Certamente sì, perché i due quadri sono di una bellezza sovrana. Il godimento,
il superficiale godimento della pura visione è perciò assicurato. Ma è un
piacere che resta alla superficie della rappresentazione. Non s’interroga sulle
motivazioni che hanno spinto il pittore a dipingere quella rappresentazione,
sul sentimento, sì, il sentimento, che ha acceso la fantasia e l’intelligenza
dell’artista, risvegliato i suoi ricordi culturali, spinto la sua mente a
chiarirsi quale fosse il modo più adatto per realizzare una così complessa
intuizione pittorica.
Per
concludere: l’opera d’arte non è solo un passatempo che debba divagarci, una
sorta di giocattolo sessuale che debba scaricare le nostre riserve di
adrenalina. E’ anche questo, non si scandalizzino i moralisti. Ma è anche molto
di più. E’ la rappresentazione delle nostre domande più profonde, delle nostre
interrogazioni senza risposta. L’artista, nemmeno lui, ha risposte. Ma ha la
capacità, che noi non sempre abbiamo, di formulare con correttezza la domanda,
l’interrogazione, di rappresentarcela con tale evidenza da farcela sembrare nostra. Ma è nostra, e perciò ci commuoviamo, vi ci
riconosciamo. La catarsi di cui parla Aristotele non è chi sa quale misterioso
processo di purificazione, ma appunto questo riconoscimento dell’ineluttabilità
della domanda. E perciò è universale, perché universale non è la
rappresentazione ma la domanda che la rappresentazione ci sbatte sotto gli
occhi. Quando Edipo, nell’ultima sublime tragedia di Sofocle, l’Edipo a Colono,
si chiede: perché io? E tutta la sua vita gli passa davanti, l’assassinio del padre,
l’incesto, l’accecamento, colpe di cui sa di essere innocente, perché ignorava
che l’assassinato fosse suo padre, la donna concupita sua madre, e
l’accecamento una punizione, ma lui che non sapeva, che non voleva, ha commesso
quegli atti, perché lui? Sofocle lascia la domanda senza risposta. Edipo
s’inoltra nel boschetto delle Eumenidi, seguito da Teseo, e muore. Ma nemmeno
Teseo può dire ciò che ha visto, ciò che è accaduto. Lo spettatore, però, sa
una cosa. Edipo non ci parla del suo destino, della sua morte, ma del destino,
della morte di ciascuno. Perché uno nasce da famiglia ricca e un altro da
famiglia povera, uno a Roma e l’altro a
Pechino? Chi siamo, dove andiamo, chi ci governa, e ci governa qualcuno, un dio,
il destino, il caso, o che cosa? Vi sembrano queste domande sentimentali,
interrogazioni suscitate da un’emozione? O non sono piuttosto le domande che si
è posta, fin dall’inizio, anche la filosofia? Aristotele scrive che per natura
l’uomo vuole conoscere. Anche l’inconoscibile, anche ciò che non ha risposta.

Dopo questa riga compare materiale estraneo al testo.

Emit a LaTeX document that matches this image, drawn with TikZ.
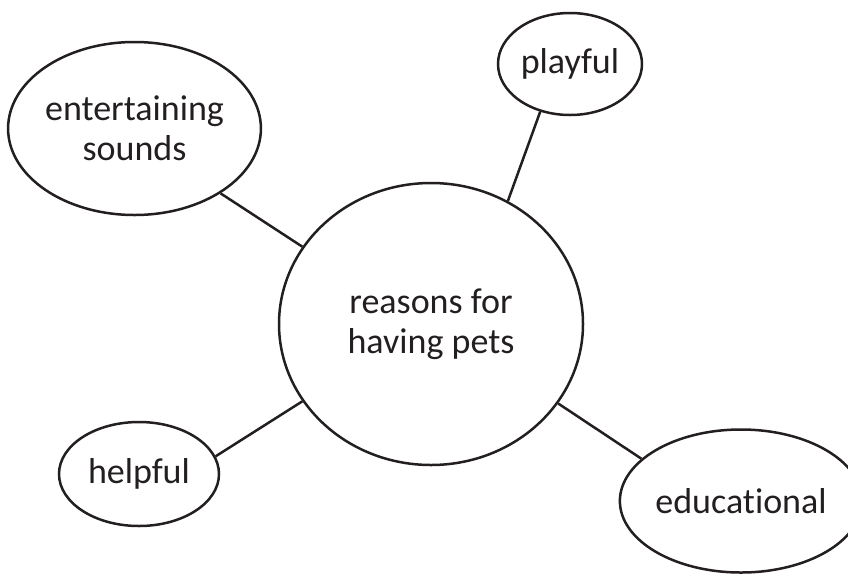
\documentclass[tikz,border=0pt]{standalone}
\usepackage{fontspec}
\setmainfont[Ligatures=NoCommon]{Carlito}
\usepackage{tikz}
\usetikzlibrary{shapes.geometric}

\definecolor{ink}{HTML}{231F20}

\begin{document}
\begin{tikzpicture}[x=1pt, y=-1pt,
	bubble/.style={ellipse, draw=ink, line width=2.5pt, inner sep=0pt, align=center,
		text=ink, font=\fontsize{36}{40}\selectfont},
	link/.style={every edge/.append style={draw=ink, line width=2.5pt}}]
\useasboundingbox (0,0) rectangle (848,574);

\node[bubble, minimum width=304pt, minimum height=282pt] (main) at (431,324) {reasons for\\having pets};
\node[bubble, minimum width=144pt, minimum height=102pt] (play) at (570,64) {playful};
\node[bubble, minimum width=248pt, minimum height=173pt] (ent) at (134.5,128.5) {entertaining\\sounds};
\node[bubble, minimum width=160pt, minimum height=104pt] (help) at (139,474) {helpful};
\node[bubble, minimum width=211pt, minimum height=143pt] (edu) at (741,501) {educational};

\path[link]
(play.238) edge (main.58)
(ent.-37)  edge (main.149)
(help.13)  edge (main.211)
(edu.157)  edge (main.-32)
;
\end{tikzpicture}
\end{document}
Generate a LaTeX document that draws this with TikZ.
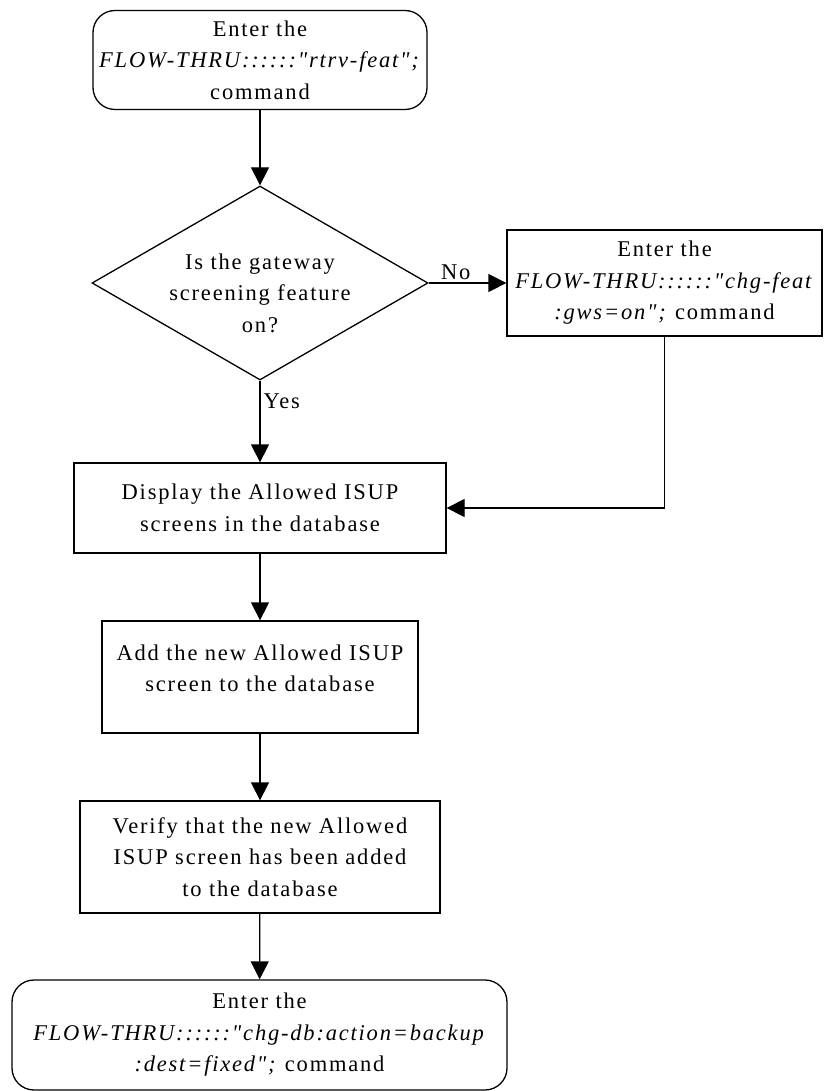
\documentclass[tikz,border=0pt]{standalone}
\usepackage{fontspec}
\setmainfont[LetterSpace=8,Ligatures=TeXOff]{Liberation Serif}
\usetikzlibrary{shapes.geometric,arrows.meta}
\begin{document}
\begin{tikzpicture}[x=1pt,y=1pt,
  font=\fontsize{22.5}{31.5}\selectfont,
  line width=1.3pt,
  box/.style={draw, rectangle, align=center, inner sep=0pt},
  term/.style={box, rounded corners=22pt},
  flow/.style={-{Triangle[length=18pt,width=18pt]}},
  lbl/.style={inner sep=3pt}]
\useasboundingbox (0,0) rectangle (827,-1091);

\node[term, minimum width=334pt, minimum height=99pt] (start) at (260,-60)
  {Enter the\\\textit{FLOW-THRU::::::"rtrv-feat";}\\command};

\node[draw, diamond, inner sep=0pt, minimum width=336pt, minimum height=194pt] (dec) at (260,-283) {};
\node[align=center] (dectext) at (260,-293) {Is the gateway\\screening feature\\on?};

\node[box, minimum width=315pt, minimum height=106pt] (chg) at (664.5,-283)
  {Enter the\\\textit{FLOW-THRU::::::"chg-feat}\\\textit{:gws=on";} command};

\node[box, minimum width=372pt, minimum height=90pt] (disp) at (260,-508)
  {Display the Allowed ISUP\\screens in the database};

\node[box, minimum width=316pt, minimum height=112pt, text depth=18pt] (add) at (260,-677)
  {Add the new Allowed ISUP\\screen to the database};

\node[box, minimum width=360pt, minimum height=112pt] (ver) at (260,-857)
  {Verify that the new Allowed\\ISUP screen has been added\\to the database};

\node[term, minimum width=495pt, minimum height=110pt] (end) at (259.5,-1035)
  {Enter the\\\textit{FLOW-THRU::::::"chg-db:action=backup}\\\textit{:dest=fixed";} command};

\draw[flow] (start) -- (dec);
\draw[flow] (dec.east) -- node[lbl, above, pos=0.35] {No} (chg.west);
\draw[flow] (dec.south) -- node[lbl, right, pos=0.25] {Yes} (disp.north);
\draw[flow] (chg.south) |- (disp.east);
\draw[flow] (disp) -- (add);
\draw[flow] (add) -- (ver);
\draw[flow] (ver) -- (end);
\end{tikzpicture}
\end{document}
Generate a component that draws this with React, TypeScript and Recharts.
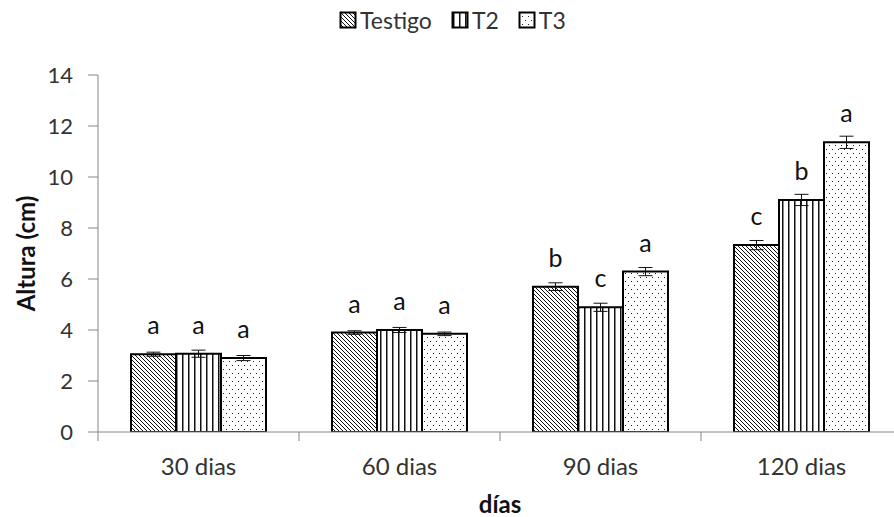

Ed è questo inconoscibile, questo garbuglio di domande senza risposta che
l’arte ci rappresenta e ci fa riconoscere e che perciò noi, riconoscendolo, ci
commuoviamo. Ma guai a separare la commozione dal pensiero che l’ha suscitata,
sono strettamente collegate. L’arte, anzi, è il cortocircuito che si accende
quando il pensiero e l’emozione s’incontrano e fissano lo stesso punto, sempre
lo stesso: chi sono?
Tholaria,
Amorgós, Cicladi, Grecia, 11 luglio 2018.